WHAT TO DO: Set down, word for word, only the lines from the start of the records through the line bearing "y_ticks = [0, 20, 40, 60, 80, 100, 120, 140]"; include no pictures.

RECORDED INFORMATION:
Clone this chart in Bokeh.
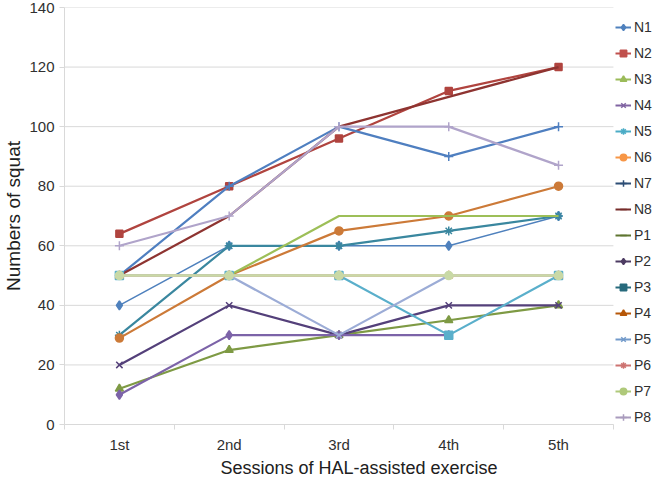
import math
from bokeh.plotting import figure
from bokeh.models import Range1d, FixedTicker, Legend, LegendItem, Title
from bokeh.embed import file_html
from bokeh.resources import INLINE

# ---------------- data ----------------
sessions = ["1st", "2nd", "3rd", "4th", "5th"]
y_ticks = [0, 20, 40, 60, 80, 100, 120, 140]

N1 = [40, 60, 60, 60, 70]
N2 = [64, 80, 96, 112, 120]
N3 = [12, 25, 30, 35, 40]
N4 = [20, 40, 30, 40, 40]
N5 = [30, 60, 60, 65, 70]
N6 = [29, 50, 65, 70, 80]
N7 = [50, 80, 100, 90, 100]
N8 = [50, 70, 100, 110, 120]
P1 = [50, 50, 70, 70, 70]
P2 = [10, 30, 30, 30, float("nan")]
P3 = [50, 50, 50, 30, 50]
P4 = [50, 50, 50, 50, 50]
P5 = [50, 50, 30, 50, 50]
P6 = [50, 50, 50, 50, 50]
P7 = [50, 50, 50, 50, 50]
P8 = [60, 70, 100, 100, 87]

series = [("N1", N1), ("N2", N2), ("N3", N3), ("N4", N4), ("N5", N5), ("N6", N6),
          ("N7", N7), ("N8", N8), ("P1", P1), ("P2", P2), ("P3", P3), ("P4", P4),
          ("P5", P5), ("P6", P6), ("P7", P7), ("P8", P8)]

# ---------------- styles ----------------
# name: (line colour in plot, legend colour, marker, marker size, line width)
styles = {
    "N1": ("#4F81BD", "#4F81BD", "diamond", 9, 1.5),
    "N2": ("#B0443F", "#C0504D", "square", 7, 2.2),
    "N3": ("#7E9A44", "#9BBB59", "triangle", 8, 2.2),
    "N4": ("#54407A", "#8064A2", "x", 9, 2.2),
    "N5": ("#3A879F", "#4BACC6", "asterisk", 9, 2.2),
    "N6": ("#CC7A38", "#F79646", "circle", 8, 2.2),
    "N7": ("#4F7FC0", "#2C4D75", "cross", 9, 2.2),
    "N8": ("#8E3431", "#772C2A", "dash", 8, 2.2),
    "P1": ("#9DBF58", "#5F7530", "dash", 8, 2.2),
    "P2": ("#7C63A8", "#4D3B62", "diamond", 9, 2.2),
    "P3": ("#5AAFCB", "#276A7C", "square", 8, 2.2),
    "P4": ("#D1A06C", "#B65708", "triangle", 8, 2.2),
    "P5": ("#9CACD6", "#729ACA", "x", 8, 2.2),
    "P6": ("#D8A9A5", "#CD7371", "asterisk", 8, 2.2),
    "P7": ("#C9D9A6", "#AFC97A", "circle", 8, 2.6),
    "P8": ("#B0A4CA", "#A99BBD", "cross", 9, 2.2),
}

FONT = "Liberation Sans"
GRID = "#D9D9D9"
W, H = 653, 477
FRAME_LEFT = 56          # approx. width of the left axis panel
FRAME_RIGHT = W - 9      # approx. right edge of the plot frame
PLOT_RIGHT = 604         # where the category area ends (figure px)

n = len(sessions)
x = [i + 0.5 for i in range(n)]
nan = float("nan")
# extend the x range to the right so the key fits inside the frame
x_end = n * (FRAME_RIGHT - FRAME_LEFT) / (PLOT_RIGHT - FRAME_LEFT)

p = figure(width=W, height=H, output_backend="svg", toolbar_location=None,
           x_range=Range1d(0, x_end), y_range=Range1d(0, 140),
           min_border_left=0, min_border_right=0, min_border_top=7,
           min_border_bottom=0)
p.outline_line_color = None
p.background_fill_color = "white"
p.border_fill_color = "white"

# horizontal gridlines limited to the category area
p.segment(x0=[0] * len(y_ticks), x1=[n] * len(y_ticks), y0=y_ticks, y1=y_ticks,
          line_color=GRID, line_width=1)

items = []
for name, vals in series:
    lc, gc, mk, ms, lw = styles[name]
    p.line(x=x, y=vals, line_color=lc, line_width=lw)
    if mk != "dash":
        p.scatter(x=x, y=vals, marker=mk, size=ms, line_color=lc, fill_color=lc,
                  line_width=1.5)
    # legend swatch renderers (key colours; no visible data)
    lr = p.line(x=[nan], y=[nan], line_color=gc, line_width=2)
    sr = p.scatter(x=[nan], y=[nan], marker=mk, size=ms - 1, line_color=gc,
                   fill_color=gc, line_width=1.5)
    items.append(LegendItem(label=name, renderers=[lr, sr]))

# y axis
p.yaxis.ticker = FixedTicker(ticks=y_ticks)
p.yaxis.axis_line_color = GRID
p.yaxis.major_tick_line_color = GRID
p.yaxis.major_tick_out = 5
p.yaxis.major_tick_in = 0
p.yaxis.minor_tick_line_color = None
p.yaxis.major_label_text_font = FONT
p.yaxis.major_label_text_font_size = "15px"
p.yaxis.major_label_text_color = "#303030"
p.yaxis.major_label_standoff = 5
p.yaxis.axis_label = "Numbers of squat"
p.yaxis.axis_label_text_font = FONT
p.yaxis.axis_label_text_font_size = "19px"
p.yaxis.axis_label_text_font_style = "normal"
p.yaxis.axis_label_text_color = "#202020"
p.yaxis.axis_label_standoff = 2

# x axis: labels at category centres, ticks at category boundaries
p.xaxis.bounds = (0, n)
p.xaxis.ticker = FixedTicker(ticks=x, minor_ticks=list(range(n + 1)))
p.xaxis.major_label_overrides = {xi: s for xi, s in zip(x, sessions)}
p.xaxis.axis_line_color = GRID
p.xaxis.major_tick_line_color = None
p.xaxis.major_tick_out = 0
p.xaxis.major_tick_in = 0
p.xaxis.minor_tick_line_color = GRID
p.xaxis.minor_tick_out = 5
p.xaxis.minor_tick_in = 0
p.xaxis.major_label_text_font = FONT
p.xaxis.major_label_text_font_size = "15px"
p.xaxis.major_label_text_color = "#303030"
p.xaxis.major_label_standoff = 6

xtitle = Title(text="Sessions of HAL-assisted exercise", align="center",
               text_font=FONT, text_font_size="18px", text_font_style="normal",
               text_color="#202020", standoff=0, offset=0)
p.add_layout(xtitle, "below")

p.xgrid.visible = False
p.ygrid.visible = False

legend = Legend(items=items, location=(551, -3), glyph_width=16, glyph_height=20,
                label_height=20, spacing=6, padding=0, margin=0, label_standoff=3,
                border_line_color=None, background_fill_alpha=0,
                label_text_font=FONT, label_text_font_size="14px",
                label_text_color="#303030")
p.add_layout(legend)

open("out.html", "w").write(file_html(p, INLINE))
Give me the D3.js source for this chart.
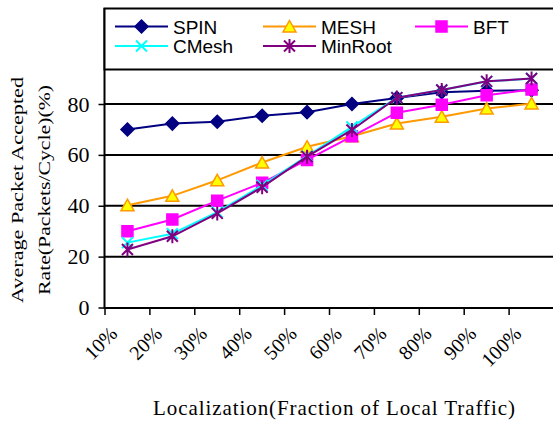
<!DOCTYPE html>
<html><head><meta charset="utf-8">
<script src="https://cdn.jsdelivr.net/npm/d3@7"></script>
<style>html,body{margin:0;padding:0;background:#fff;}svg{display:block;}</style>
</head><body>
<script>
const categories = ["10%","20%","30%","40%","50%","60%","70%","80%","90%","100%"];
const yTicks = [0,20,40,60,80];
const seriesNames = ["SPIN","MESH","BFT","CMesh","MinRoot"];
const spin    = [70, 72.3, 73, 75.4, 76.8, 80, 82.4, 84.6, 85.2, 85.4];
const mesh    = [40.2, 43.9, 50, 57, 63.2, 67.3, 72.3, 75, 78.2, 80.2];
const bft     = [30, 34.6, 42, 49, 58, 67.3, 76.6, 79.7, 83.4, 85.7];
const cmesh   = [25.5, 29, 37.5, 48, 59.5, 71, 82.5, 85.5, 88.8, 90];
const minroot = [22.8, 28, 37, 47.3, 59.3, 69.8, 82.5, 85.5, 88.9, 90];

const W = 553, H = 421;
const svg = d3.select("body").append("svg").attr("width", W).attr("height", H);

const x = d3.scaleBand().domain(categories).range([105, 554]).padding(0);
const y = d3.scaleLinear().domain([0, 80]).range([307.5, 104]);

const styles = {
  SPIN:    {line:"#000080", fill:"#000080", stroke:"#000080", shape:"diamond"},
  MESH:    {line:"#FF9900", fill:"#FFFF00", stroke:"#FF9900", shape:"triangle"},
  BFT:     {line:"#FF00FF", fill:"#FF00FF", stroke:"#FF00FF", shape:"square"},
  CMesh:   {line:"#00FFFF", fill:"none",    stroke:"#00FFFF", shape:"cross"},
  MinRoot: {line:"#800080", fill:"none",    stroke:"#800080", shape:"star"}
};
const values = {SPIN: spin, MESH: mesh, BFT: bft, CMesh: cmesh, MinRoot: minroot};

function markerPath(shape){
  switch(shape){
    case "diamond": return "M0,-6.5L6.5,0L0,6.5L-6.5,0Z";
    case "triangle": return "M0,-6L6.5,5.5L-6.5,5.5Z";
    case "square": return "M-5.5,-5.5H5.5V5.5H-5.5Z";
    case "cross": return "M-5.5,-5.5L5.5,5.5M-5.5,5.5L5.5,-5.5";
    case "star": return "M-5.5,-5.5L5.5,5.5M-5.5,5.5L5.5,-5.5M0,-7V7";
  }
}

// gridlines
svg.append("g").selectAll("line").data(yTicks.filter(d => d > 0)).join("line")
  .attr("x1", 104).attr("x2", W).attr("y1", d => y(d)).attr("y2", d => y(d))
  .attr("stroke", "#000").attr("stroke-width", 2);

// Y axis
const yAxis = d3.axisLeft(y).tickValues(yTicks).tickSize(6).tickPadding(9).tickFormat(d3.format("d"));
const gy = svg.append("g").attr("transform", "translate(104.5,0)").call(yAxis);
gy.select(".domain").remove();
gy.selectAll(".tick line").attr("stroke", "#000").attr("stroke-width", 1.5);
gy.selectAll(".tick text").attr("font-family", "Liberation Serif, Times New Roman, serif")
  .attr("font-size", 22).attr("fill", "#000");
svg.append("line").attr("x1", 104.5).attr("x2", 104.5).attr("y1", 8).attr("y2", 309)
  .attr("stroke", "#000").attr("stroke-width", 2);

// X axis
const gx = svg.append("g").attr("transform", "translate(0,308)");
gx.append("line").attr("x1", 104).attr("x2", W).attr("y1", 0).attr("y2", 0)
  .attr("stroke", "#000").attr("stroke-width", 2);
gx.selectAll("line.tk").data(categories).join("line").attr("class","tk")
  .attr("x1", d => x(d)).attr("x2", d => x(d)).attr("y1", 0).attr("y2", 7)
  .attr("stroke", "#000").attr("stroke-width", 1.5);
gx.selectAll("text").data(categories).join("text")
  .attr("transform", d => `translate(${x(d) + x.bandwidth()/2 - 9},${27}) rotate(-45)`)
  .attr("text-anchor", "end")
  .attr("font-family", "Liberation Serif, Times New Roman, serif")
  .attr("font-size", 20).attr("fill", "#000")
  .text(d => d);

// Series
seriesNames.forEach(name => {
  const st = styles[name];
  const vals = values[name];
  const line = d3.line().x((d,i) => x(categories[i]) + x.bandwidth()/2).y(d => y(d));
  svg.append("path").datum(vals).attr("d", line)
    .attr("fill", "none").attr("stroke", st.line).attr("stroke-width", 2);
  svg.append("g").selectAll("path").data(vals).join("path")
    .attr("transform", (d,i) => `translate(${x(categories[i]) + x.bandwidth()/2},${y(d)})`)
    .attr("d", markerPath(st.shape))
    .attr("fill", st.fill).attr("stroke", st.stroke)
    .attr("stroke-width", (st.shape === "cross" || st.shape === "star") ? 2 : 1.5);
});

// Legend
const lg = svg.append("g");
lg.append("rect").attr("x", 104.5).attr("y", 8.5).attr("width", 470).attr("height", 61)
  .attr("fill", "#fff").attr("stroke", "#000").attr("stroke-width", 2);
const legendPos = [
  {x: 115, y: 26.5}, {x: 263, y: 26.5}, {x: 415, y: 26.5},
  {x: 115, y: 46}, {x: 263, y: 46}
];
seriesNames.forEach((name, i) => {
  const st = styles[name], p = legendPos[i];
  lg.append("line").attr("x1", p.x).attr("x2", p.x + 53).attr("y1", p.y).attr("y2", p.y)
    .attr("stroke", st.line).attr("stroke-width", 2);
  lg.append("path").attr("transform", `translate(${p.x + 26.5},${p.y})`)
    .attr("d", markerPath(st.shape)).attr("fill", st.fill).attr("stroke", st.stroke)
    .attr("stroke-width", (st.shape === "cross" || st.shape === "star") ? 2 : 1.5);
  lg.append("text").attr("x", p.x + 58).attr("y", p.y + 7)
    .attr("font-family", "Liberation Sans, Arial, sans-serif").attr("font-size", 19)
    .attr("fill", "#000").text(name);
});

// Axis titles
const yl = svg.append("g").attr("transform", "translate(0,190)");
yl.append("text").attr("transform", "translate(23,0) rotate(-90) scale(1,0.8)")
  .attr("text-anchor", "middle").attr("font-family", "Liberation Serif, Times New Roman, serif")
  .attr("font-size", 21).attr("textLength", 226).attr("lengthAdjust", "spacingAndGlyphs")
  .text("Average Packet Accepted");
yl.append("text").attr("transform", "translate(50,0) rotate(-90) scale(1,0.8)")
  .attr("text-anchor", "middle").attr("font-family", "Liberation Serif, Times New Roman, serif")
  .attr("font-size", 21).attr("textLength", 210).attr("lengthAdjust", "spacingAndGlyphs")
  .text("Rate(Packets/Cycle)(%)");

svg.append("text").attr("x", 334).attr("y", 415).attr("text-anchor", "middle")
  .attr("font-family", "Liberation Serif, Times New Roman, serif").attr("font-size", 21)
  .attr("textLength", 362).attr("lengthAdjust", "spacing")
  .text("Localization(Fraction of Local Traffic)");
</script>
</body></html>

TASK RESULT:
Clone this chart in Bokeh.
import math
from bokeh.plotting import figure
from bokeh.models import Range1d, FixedTicker, Legend, LegendItem, Title
from bokeh.embed import file_html
from bokeh.resources import INLINE

# ---------------- data ----------------
sessions = ["1st", "2nd", "3rd", "4th", "5th"]
y_ticks = [0, 20, 40, 60, 80, 100, 120, 140]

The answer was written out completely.